The National Highway Authority of India has had to stall the widening of NH 35, which links Barasat with Bongaon via Ashoknagar in Habra, North 24-Parganas, because people are unwilling to give up land for the project.
Tension, however, had been simmering in the area since February — before the Nandigram firing — with residents staging roadblocks and gheraoing the block development offices at Gaighata and Bongaon after officials carried out a survey of the 139-km stretch.
The proposed six-metre widening of the road, which is to be made a four-lane one, is scheduled for completion by 2009. But the district administration was asked to go slow on the project following the protests.
According to PWD minister Kshiti Goswami, the Nandigram and Singur flare-ups have led the people here to dispute the compensation package being offered to them. This has never happened before.
The authoritys officials are scared to go out and conduct the survey, the minister said. This highway is important to us as it is the main land connection to the Bangladesh border.
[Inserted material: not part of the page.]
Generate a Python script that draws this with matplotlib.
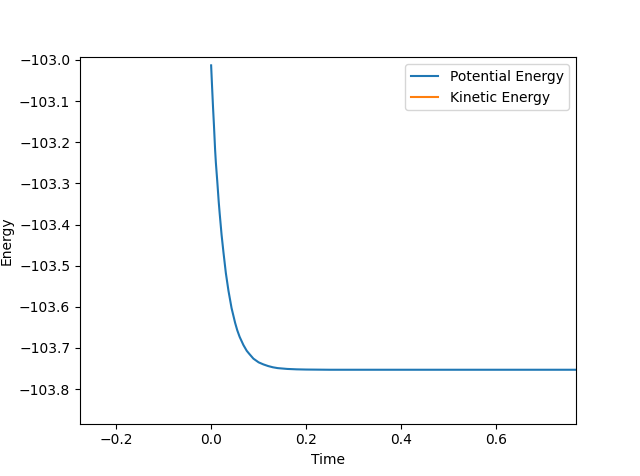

However, officials are scared to venture there and take measurements of the land required.
The widening of NH 34 has run into a similar hurdle, as have two bridges in Murshidabad that are lying incomplete. The one running over Bakshipur Ghat joins Karimpur and Domkal, and the second connects Nadias Notiganga to Gangadhari.
Everyone wants industrialisation, but this (the police action in Nandigram) is not the way to go about it. Now, with panic being created in peoples minds regarding land acquisition, even work under schemes like the Pradhan Mantri Gram Sadak Yojna has taken a beating, Goswami said.
Two days after the police firing in Nandigram, Deganga in North 24-Parganas had begun simmering with people mistakenly thinking that three government officials had come there to snatch their land.
The chief minister later issued a press statement clarifying that the government had no plans of acquiring land in Deganga.